Между тем акулья возня около клетки приняла совсем буйный и беспорядочный характер. То одна, то другая акула налетала на прозрачный плексиглас и растерянно сворачивала в сторону. Вряд ли они пытались добраться до аквалангиста, просто их привлекал мешочек с рыбой. И я видел, как Марсель каждый раз непроизвольно выставлял вперед руки и отступал в глубину клетки. Забавно, однако вполне естественно. Акула не различала преграды, отделяющей ее от добычи; в свою очередь и аквалангист еще не свыкся с тем, что охраняющий его плексиглас не виден в воде.

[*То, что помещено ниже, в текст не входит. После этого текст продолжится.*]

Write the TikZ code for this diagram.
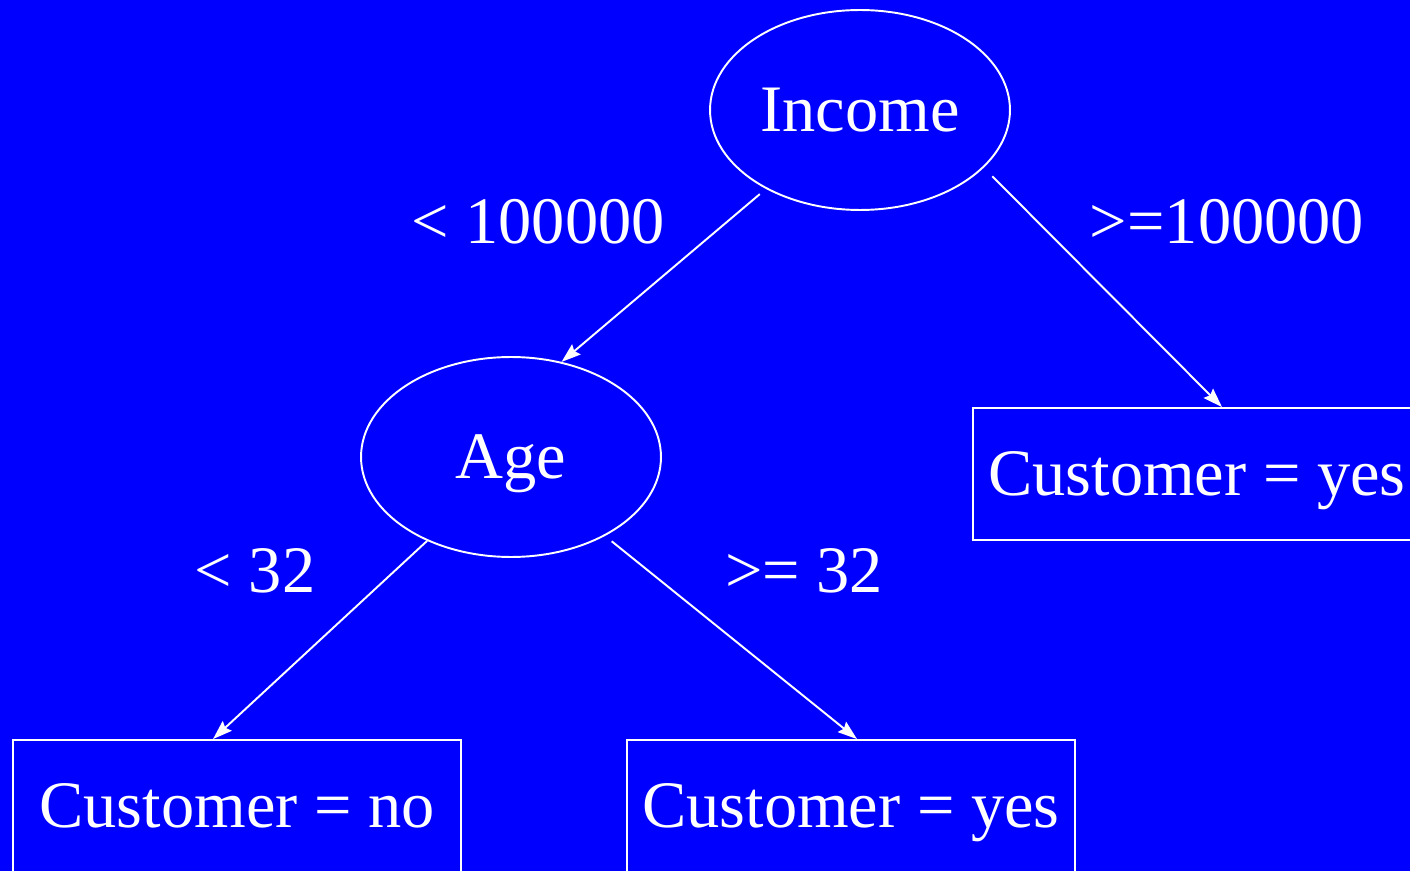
\documentclass[tikz,border=0pt]{standalone}
\usepackage{fontspec}
\setmainfont{Liberation Serif}
\usetikzlibrary{shapes.geometric,arrows.meta}

\begin{document}
\begin{tikzpicture}[x=0.02cm,y=-0.02cm,
test/.style={draw=white,ellipse,line width=1.1pt,minimum width=6cm,minimum height=4cm,inner sep=0pt,text=white,text height=25pt,text depth=0pt,font=\fontsize{37.8}{45}\selectfont},
leaf/.style={draw=white,rectangle,line width=1.1pt,minimum width=8.96cm,minimum height=2.64cm,inner sep=0pt,text=white,text height=25pt,text depth=0pt,font=\fontsize{37.8}{45}\selectfont},
cond/.style={text=white,inner sep=0pt,text height=25pt,text depth=0pt,font=\fontsize{37.8}{45}\selectfont},
branch/.style={draw=white,line width=1.1pt,-{Stealth[length=11pt,width=7.5pt,inset=1.5pt]}}]
\fill [blue] (0,0) rectangle (1410,871);
\useasboundingbox (0,0) rectangle (1410,871);
\clip (0,0) rectangle (1410,871);
% tree nodes
\node (income) [test] at (860,110) {Income};
\node (age) [test] at (511,457) {Age};
\node (yesright) [leaf] at (1197,474) {Customer = yes};
\node (noleft) [leaf] at (237,806) {Customer = no};
\node (yesmid) [leaf] at (851,806) {Customer = yes};
% branch labels
\node (lowinc) [cond] at (538,222) {< 100000};
\node (highinc) [cond] at (1227,222) {>=100000};
\node (young) [cond] at (255,571) {< 32};
\node (old) [cond] at (804,571) {>= 32};
% branches
\draw [branch,shorten <=0.16cm] (income.220) -- (age.62);
\draw [branch,shorten <=0.24cm] (income.-25) -- ([xshift=0.5cm]yesright.north);
\draw [branch] (age.225) -- ([xshift=-0.48cm]noleft.north);
\draw [branch,shorten <=0.17cm] (age.-40) -- ([xshift=0.12cm]yesmid.north);
\end{tikzpicture}
\end{document}
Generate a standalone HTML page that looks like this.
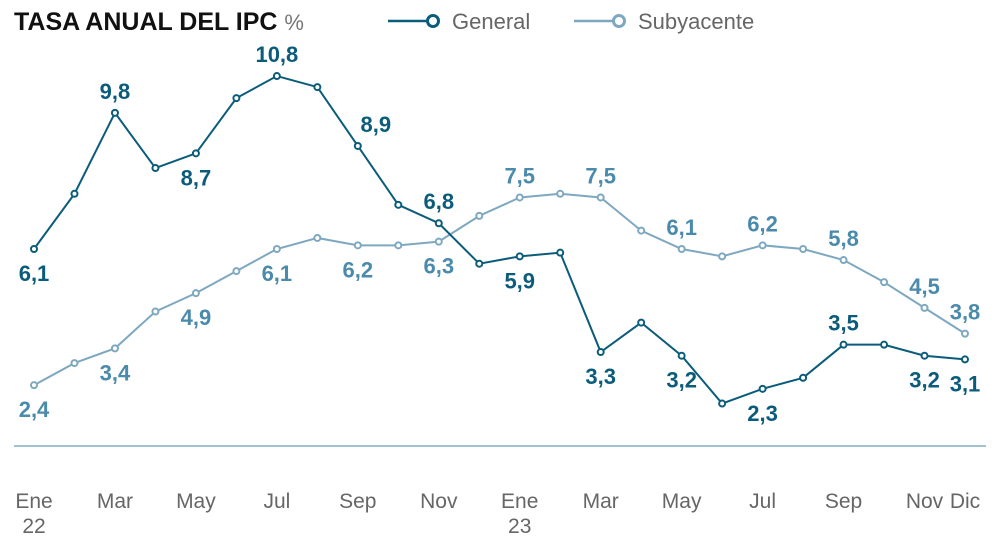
<!DOCTYPE html>
<html><head><meta charset="utf-8"><style>
body{margin:0;background:#fff;width:1008px;height:544px;overflow:hidden;font-family:"Liberation Sans",sans-serif}
</style></head><body>
<svg width="1008" height="544" xmlns="http://www.w3.org/2000/svg" font-family="Liberation Sans, sans-serif">
<text x="14" y="30" font-size="25" font-weight="bold" fill="#111">TASA ANUAL DEL IPC <tspan font-weight="normal" font-size="22" fill="#777">%</tspan></text>
<g>
<line x1="388" y1="21" x2="430" y2="21" stroke="#0b5c7a" stroke-width="2.5"/>
<circle cx="433" cy="21" r="5.5" fill="#fff" stroke="#0b5c7a" stroke-width="3"/>
<text x="452" y="29" font-size="22" fill="#666">General</text></g>
<g>
<line x1="574" y1="21" x2="616" y2="21" stroke="#7ea8c0" stroke-width="2.5"/>
<circle cx="619" cy="21" r="5.5" fill="#fff" stroke="#7ea8c0" stroke-width="3"/>
<text x="638" y="29" font-size="22" fill="#666">Subyacente</text></g>
<line x1="14" y1="446" x2="986" y2="446" stroke="#7eaec6" stroke-width="1.5"/>
<g id="chart"></g>
</svg>
<script>
const months=["Ene\n22","","Mar","","May","","Jul","","Sep","","Nov","","Ene\n23","","Mar","","May","","Jul","","Sep","","Nov","Dic"];
const general=[6.1,7.6,9.8,8.3,8.7,10.2,10.8,10.5,8.9,7.3,6.8,5.7,5.9,6.0,3.3,4.1,3.2,1.9,2.3,2.6,3.5,3.5,3.2,3.1];
const subyacente=[2.4,3.0,3.4,4.4,4.9,5.5,6.1,6.4,6.2,6.2,6.3,7.0,7.5,7.6,7.5,6.6,6.1,5.9,6.2,6.1,5.8,5.2,4.5,3.8];
const genLabels={0:"b",2:"a",4:"b",6:"a",8:"a",10:"a",12:"b",14:"b",16:"b",18:"b",20:"a",22:"b",23:"b"};
const subLabels={0:"b",2:"b",4:"b",6:"b",8:"b",10:"b",12:"a",14:"a",16:"a",18:"a",20:"a",22:"a",23:"a"};
const NS="http://www.w3.org/2000/svg";
const g=document.getElementById('chart');
const x=i=>34+i*(965-34)/23;
const y=v=>249-(v-6.1)*36.8;
function mk(t,a){const e=document.createElementNS(NS,t);for(const k in a)e.setAttribute(k,a[k]);g.appendChild(e);return e;}
months.forEach((m,i)=>{if(!m)return;m.split("\n").forEach((s,j)=>{const t=mk('text',{x:x(i),y:508+j*25,'font-size':21,fill:'#666','text-anchor':'middle'});


t.textContent=s;});});
function series(d,col,lcol,labels,name){
 const p=mk('polyline',{points:d.map((v,i)=>x(i)+','+y(v)).join(' '),fill:'none',stroke:col,'stroke-width':2});
 
 
 d.forEach((v,i)=>{const c=mk('circle',{cx:x(i),cy:y(v),r:3,fill:'#fff',stroke:col,'stroke-width':2});
 
 
 if(labels[i]){const dx=(i==8&&name=='general')?18:(i==23?0:0);
 const t=mk('text',{x:x(i)+dx,y:labels[i]=='a'?y(v)-14:y(v)+32,'font-size':22,'font-weight':'bold',fill:lcol,'text-anchor':'middle'});
 
 
 t.textContent=String(v.toFixed(1)).replace('.',',');}});
}
series(subyacente,'#7ea8c0','#4a8aab',subLabels,'subyacente');
series(general,'#0b5c7a','#0b5c7a',genLabels,'general');
</script>
</body></html>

Невозможно без жути смотреть, когда акулья орда бешено рвется туда, где представительница их рода разжилась куском рыбы. Кажется, ничто не может остановить их, кажется — это конец. Однажды мы с Каноэ, плавая вдоль небольшого рифа в Красном море, едва не стали жертвой такой атаки. Мы подстрелили каранга, но рана была не смертельной, и рыба отчаянно билась на конце шнура. Тотчас появилась длинная белоперая акула и закружила перед маленькой нишей в кораллах, в которой мы кое-как укрылись. Надо было поскорее добить нашу жертву, пока ее корчи не раздразнили акулу. Каноэ взял свой водолазный нож и пронзил им костистую голову каранга, разрушая нервные центры. В ту же секунду акула развернулась, да так стремительно, что ее очертания буквально смазались. С немыслимой скоростью она одолела разделяющий нас отрезок и врезалась в баллоны на спине моего товарища. Удар явно слегка оглушил ее, и она с такой же скоростью удалилась. Мы с Каноэ даже не успели пошевельнуться; к счастью, мой друг, защищенный аквалангом, остался невредим.